*Task to carry out*
Everything from the first line of the data below through the line that contains "0, -0.26, -0.5];" should be written out exactly, please, and nothing more; the pictures stay out.

*Source data*
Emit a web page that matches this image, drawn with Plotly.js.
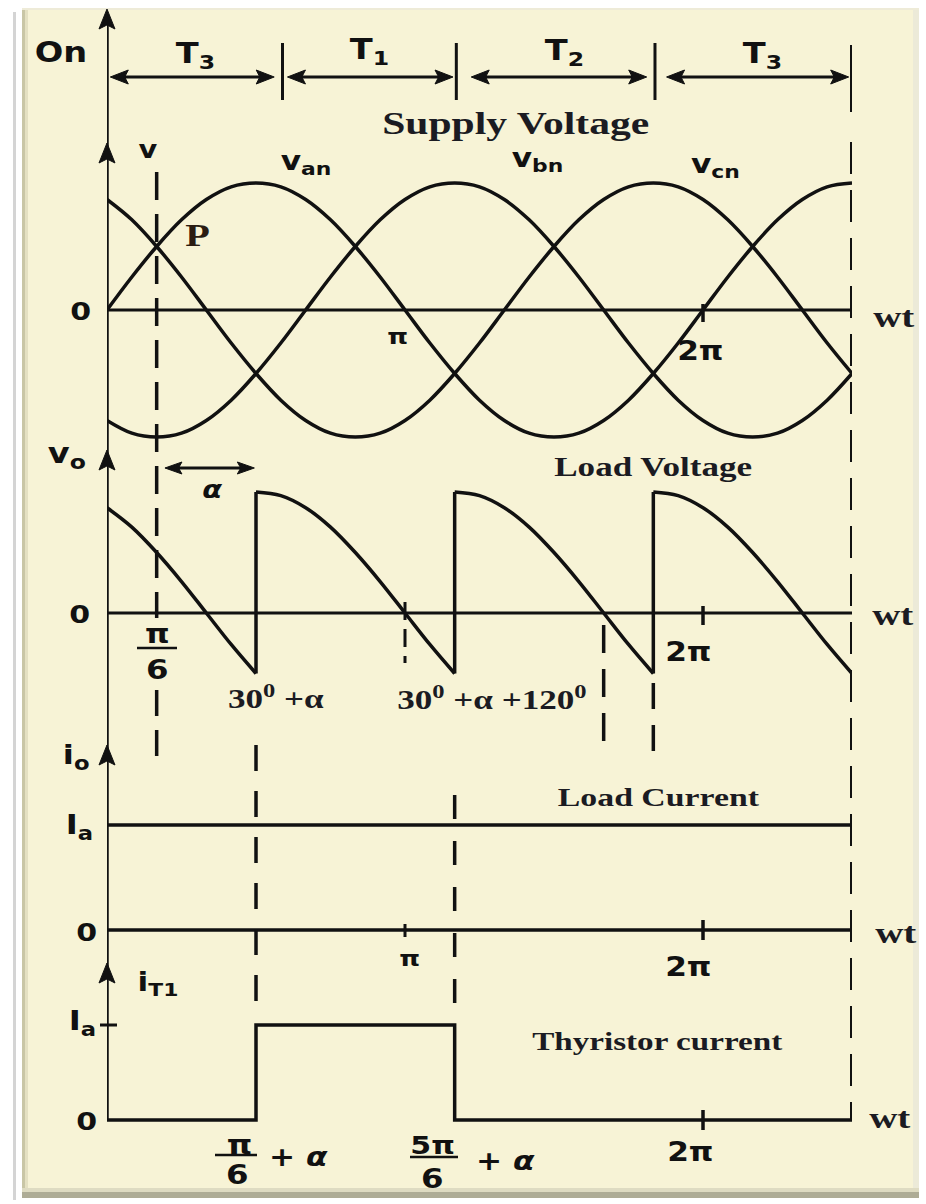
<!DOCTYPE html>
<html>
<head>
<meta charset="utf-8">
<script src="https://cdn.plot.ly/plotly-3.0.1.min.js"></script>
<style>
  html, body { margin: 0; padding: 0; background: #ffffff; }
  #chart { width: 926px; height: 1204px; }
  /* the lettering of this figure is set wide */
  #chart text.annotation-text { transform-box: fill-box; transform-origin: center; transform: scaleX(1.2); }
  #chart text.annotation-text[style*="Liberation Serif"] { transform: scaleX(1.3); }
</style>
</head>
<body>
<div id="chart"></div>
<script>
// Electrical angle samples (degrees) for the three phase voltages, per unit of peak
const angleDeg = [0, 15, 30, 45, 60, 75, 90, 105, 120, 135, 150, 165, 180, 195, 210, 225,
                  240, 255, 270, 285, 300, 315, 330, 345, 360, 375, 390, 405, 420, 435, 450];
const vAN = [0, 0.26, 0.5, 0.71, 0.87, 0.97, 1, 0.97, 0.87, 0.71, 0.5, 0.26, 0, -0.26, -0.5, -0.71,
             -0.87, -0.97, -1, -0.97, -0.87, -0.71, -0.5, -0.26, 0, 0.26, 0.5, 0.71, 0.87, 0.97, 1];
const vBN = [-0.87, -0.97, -1, -0.97, -0.87, -0.71, -0.5, -0.26, 0, 0.26, 0.5, 0.71, 0.87, 0.97, 1, 0.97,
             0.87, 0.71, 0.5, 0.26, 0, -0.26, -0.5, -0.71, -0.87, -0.97, -1, -0.97, -0.87, -0.71, -0.5];
const vCN = [0.87, 0.71, 0.5, 0.26, 0, -0.26, -0.5, -0.71, -0.87, -0.97, -1, -0.97, -0.87, -0.71, -0.5, -0.26,
             0, 0.26, 0.5, 0.71, 0.87, 0.97, 1, 0.97, 0.87, 0.71, 0.5, 0.26, 0, -0.26, -0.5];

// Firing angle and the resulting firing instants: 30° + α, 30° + α + 120°, 30° + α + 240°
const alphaDeg = 60;
const firingDeg = [30 + alphaDeg, 30 + alphaDeg + 120, 30 + alphaDeg + 240];
// Phase that feeds the load in each interval (T3, T1, T2, T3)
const conductionOrder = [vCN, vAN, vBN, vCN];
// Constant load current (per unit Ia)
const loadCurrentIa = 1;
// Thyristor on-time brackets across the top, in degrees
const gateBounds = [0, 106, 211, 331, 450];
const gateNames = ['T<sub>3</sub>', 'T<sub>1</sub>', 'T<sub>2</sub>', 'T<sub>3</sub>'];

// ---- page geometry helpers (pixel -> paper) ----
const W = 926, H = 1204;
const X_LEFT = 107, X_RIGHT = 852;
const px = v => v / W;
const py = v => 1 - v / H;
const INK = '#111111';
const SANS = '"DejaVu Sans", Arial, sans-serif';
const SERIF = '"Liberation Serif", "Times New Roman", serif';
const X_END = angleDeg[angleDeg.length - 1];
const xPix = d => X_LEFT + (d / X_END) * (X_RIGHT - X_LEFT);

function yPanel(zeroPx, unitPx, topPx, botPx) {
  return {
    domain: [py(botPx), py(topPx)],
    range: [-(botPx - zeroPx) / unitPx, (zeroPx - topPx) / unitPx],
    visible: false, fixedrange: true, anchor: 'x'
  };
}

// ---- traces ----
const traces = [];
const curve = (x, y, axis, shape) => ({
  x, y, type: 'scatter', mode: 'lines', xaxis: 'x', yaxis: axis, hoverinfo: 'skip',
  line: { color: INK, width: 3.5, shape: shape || 'spline' }
});

// Supply voltages
[vAN, vBN, vCN].forEach(v => traces.push(curve(angleDeg, v, 'y')));

// Load voltage: pieces of the conducting phase between firing instants
const bounds = [angleDeg[0], ...firingDeg, X_END];
conductionOrder.forEach((wave, k) => {
  const xs = [], ys = [];
  angleDeg.forEach((a, i) => {
    if (a >= bounds[k] && a <= bounds[k + 1]) { xs.push(a); ys.push(wave[i]); }
  });
  traces.push(curve(xs, ys, 'y2'));
});
firingDeg.forEach((f, k) => {
  const i = angleDeg.indexOf(f);
  traces.push(curve([f, f], [conductionOrder[k][i], conductionOrder[k + 1][i]], 'y2', 'linear'));
});

// Load current
traces.push(curve([0, X_END], [loadCurrentIa, loadCurrentIa], 'y3', 'linear'));
traces.push(curve([0, X_END], [0, 0], 'y3', 'linear'));

// Thyristor T1 current
traces.push(curve([0, firingDeg[0], firingDeg[0], firingDeg[1], firingDeg[1], X_END],
                  [0, 0, loadCurrentIa, loadCurrentIa, 0, 0], 'y4', 'linear'));

// ---- shapes ----
const shapes = [];
const rect = (x0, y0, x1, y1, fill) => shapes.push({
  type: 'rect', xref: 'paper', yref: 'paper', layer: 'below',
  x0: px(x0), x1: px(x1), y0: py(y1), y1: py(y0), fillcolor: fill, line: { width: 0 }
});
// framed card
rect(13, 12, 16, 1200, '#d4d4d4');
rect(22, 8, 919, 1197, '#f7f3d6');
rect(22, 8, 25, 1197, '#c9c6a6');
rect(25, 8, 28, 1197, '#e4e0c2');
rect(913, 8, 919, 1197, '#ecead8');
rect(22, 1188, 919, 1192, '#dedbc2');
rect(22, 1192, 919, 1198, '#aeac96');
rect(22, 8, 919, 10, '#eeebd8');

const vline = (deg, y0, y1, width, dash) => shapes.push({
  type: 'line', xref: 'x', yref: 'paper', x0: deg, x1: deg, y0: py(y0), y1: py(y1),
  line: { color: INK, width, dash: dash || 'solid' }
});
const hzero = (axis) => shapes.push({
  type: 'line', xref: 'x', yref: axis, x0: 0, x1: X_END, y0: 0, y1: 0,
  line: { color: INK, width: 3 }
});
const hbar = (x0, x1, y, w) => shapes.push({
  type: 'line', xref: 'paper', yref: 'paper', x0: px(x0), x1: px(x1), y0: py(y), y1: py(y),
  line: { color: INK, width: w || 2.5 }
});
// filled arrowhead, tip at (x, y) in pixels
const head = (x, y, dir, len, half) => {
  let p;
  if (dir === 'up') p = [[x, y], [x - half, y + len], [x, y + len * 0.8], [x + half, y + len]];
  else if (dir === 'left') p = [[x, y], [x + len, y - half], [x + len * 0.8, y], [x + len, y + half]];
  else p = [[x, y], [x - len, y - half], [x - len * 0.8, y], [x - len, y + half]];
  shapes.push({
    type: 'path', xref: 'paper', yref: 'paper',
    path: 'M' + p.map(q => px(q[0]).toFixed(5) + ',' + py(q[1]).toFixed(5)).join(' L') + ' Z',
    fillcolor: INK, line: { color: INK, width: 1 }
  });
};
const dblArrow = (a, b, yPx, len, half, w) => {
  const xa = xPix(a), xb = xPix(b);
  hbar(xa + 4, xb - 4, yPx, w);
  head(xa, yPx, 'left', len, half);
  head(xb, yPx, 'right', len, half);
};

// vertical axis with arrowheads at the top of each trace
vline(0, 1120, 20, 3.5);
[9, 143, 450, 745, 963].forEach(tip => head(X_LEFT, tip, 'up', 20, 8));

// zero lines
hzero('y');
hzero('y2');

// conduction brackets at the top
gateBounds.slice(1, -1).forEach(b => vline(b, 43, 100, 3));
vline(X_END, 45, 112, 4);
dblArrow(gateBounds[0] + 2, gateBounds[1] - 5, 77, 18, 7, 3);
dblArrow(gateBounds[1] + 3, gateBounds[2] - 2, 77, 18, 7, 3);
dblArrow(gateBounds[2] + 9, gateBounds[3] - 5, 77, 18, 7, 3);
dblArrow(gateBounds[3] + 7, gateBounds[4] - 2, 77, 18, 7, 3);
// firing delay α
dblArrow(35, firingDeg[0] - 1, 468, 17, 6, 3);

// right-hand boundary
vline(X_END, 142, 1120, 4, '32px,16px');

// projection lines
vline(30, 172, 618, 3.5, '28px,14px');
vline(30, 690, 768, 3.5, '26px,14px');
vline(firingDeg[0], 745, 1012, 3.5, '26px,20px');
vline(firingDeg[1], 795, 1012, 3.5, '24px,22px');
vline(180, 602, 663, 3, '18px,9px');
vline(300, 625, 750, 3.5, '28px,16px');
vline(firingDeg[2], 683, 757, 3.5, '26px,16px');

// small axis ticks
vline(360, 304, 322, 3.5);
vline(360, 606, 625, 3.5);
vline(180, 924, 937, 3);
vline(360, 920, 940, 3.5);
vline(360, 1110, 1130, 3.5);
hbar(100, 117, 1025, 3);

// fraction bars
hbar(137, 177, 648);
hbar(215, 257, 1155);
hbar(410, 458, 1157);

// ---- annotations ----
const annotations = [];
const label = (text, x, y, size, opts) => {
  const o = opts || {};
  annotations.push({
    text, xref: 'paper', yref: 'paper', x: px(x), y: py(y), xanchor: 'center', yanchor: 'middle',
    showarrow: false,
    font: { family: o.family || SANS, size, color: o.color || INK, weight: o.weight || 700, style: o.style || 'normal' }
  });
};
const serif = (text, x, y, size, color) => label(text, x, y, size, { family: SERIF, color: color || '#1b1b22' });

// top strip
label('On', 61, 53, 28);
[[195, 55], [369, 52], [564, 53], [762, 55]].forEach((p, i) => label(gateNames[i], p[0], p[1], 28));

// supply voltage panel
serif('Supply Voltage', 515, 123, 32);
label('v', 148, 150, 24);
label('v<sub>an</sub>', 306, 163, 26);
label('v<sub>bn</sub>', 537, 160, 26);
label('v<sub>cn</sub>', 715, 165, 26);
serif('P', 197, 235, 31, '#2a1c12');
label('0', 80, 311, 25);
serif('wt', 894, 316, 30);
label('π', 397, 337, 22);
label('2π', 700, 351, 26);

// load voltage panel
label('v<sub>o</sub>', 67, 455, 28);
label('α', 212, 490, 24, { style: 'italic' });
serif('Load Voltage', 653, 467, 27);
label('0', 79, 614, 25);
label('π', 157, 634, 26);
label('6', 157, 669, 27);
serif('30<sup>0</sup> +α', 276, 697, 27);
serif('30<sup>0</sup> +α +120<sup>0</sup>', 492, 698, 27);
label('2π', 688, 652, 26);
serif('wt', 893, 614, 30);

// load current panel
label('i<sub>o</sub>', 76, 756, 27);
label('I<sub>a</sub>', 79, 826, 27);
label('0', 86, 932, 25);
label('π', 409, 958, 22);
label('2π', 688, 967, 26);
serif('wt', 896, 932, 30);
serif('Load Current', 658, 797, 26);

// thyristor current panel
label('i<sub>T1</sub>', 158, 983, 26);
label('I<sub>a</sub>', 82, 1022, 27);
label('0', 86, 1121, 25);
label('π', 239, 1144, 27);
label('6', 237, 1174, 27);
label('+ α', 298, 1157, 26, { style: 'italic' });
label('5π', 432, 1145, 25);
label('6', 432, 1178, 27);
label('+ α', 505, 1161, 26, { style: 'italic' });
label('2π', 690, 1152, 26);
serif('wt', 890, 1117, 30);
serif('Thyristor current', 657, 1041, 25.5);

const layout = {
  width: W, height: H,
  margin: { l: 0, r: 0, t: 0, b: 0, pad: 0 },
  paper_bgcolor: '#ffffff',
  plot_bgcolor: 'rgba(0,0,0,0)',
  showlegend: false,
  xaxis: { domain: [px(X_LEFT), px(X_RIGHT)], range: [0, X_END], visible: false, fixedrange: true },
  yaxis: yPanel(310, 127, 120, 470),
  yaxis2: yPanel(613, 121, 475, 760),
  yaxis3: yPanel(930, 105, 770, 965),
  yaxis4: yPanel(1120, 95, 985, 1150),
  shapes, annotations
};

Plotly.newPlot('chart', traces, layout, { staticPlot: true, displayModeBar: false });
</script>
</body>
</html>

*Final answer*
Emit a web page that matches this image, drawn with Plotly.js.
<!DOCTYPE html>
<html>
<head>
<meta charset="utf-8">
<script src="https://cdn.plot.ly/plotly-3.0.1.min.js"></script>
<style>
  html, body { margin: 0; padding: 0; background: #ffffff; }
  #chart { width: 926px; height: 1204px; }
  /* the lettering of this figure is set wide */
  #chart text.annotation-text { transform-box: fill-box; transform-origin: center; transform: scaleX(1.2); }
  #chart text.annotation-text[style*="Liberation Serif"] { transform: scaleX(1.3); }
</style>
</head>
<body>
<div id="chart"></div>
<script>
// Electrical angle samples (degrees) for the three phase voltages, per unit of peak
const angleDeg = [0, 15, 30, 45, 60, 75, 90, 105, 120, 135, 150, 165, 180, 195, 210, 225,
                  240, 255, 270, 285, 300, 315, 330, 345, 360, 375, 390, 405, 420, 435, 450];
const vAN = [0, 0.26, 0.5, 0.71, 0.87, 0.97, 1, 0.97, 0.87, 0.71, 0.5, 0.26, 0, -0.26, -0.5, -0.71,
             -0.87, -0.97, -1, -0.97, -0.87, -0.71, -0.5, -0.26, 0, 0.26, 0.5, 0.71, 0.87, 0.97, 1];
const vBN = [-0.87, -0.97, -1, -0.97, -0.87, -0.71, -0.5, -0.26, 0, 0.26, 0.5, 0.71, 0.87, 0.97, 1, 0.97,
             0.87, 0.71, 0.5, 0.26, 0, -0.26, -0.5, -0.71, -0.87, -0.97, -1, -0.97, -0.87, -0.71, -0.5];
const vCN = [0.87, 0.71, 0.5, 0.26, 0, -0.26, -0.5, -0.71, -0.87, -0.97, -1, -0.97, -0.87, -0.71, -0.5, -0.26,
             0, 0.26, 0.5, 0.71, 0.87, 0.97, 1, 0.97, 0.87, 0.71, 0.5, 0.26, 0, -0.26, -0.5];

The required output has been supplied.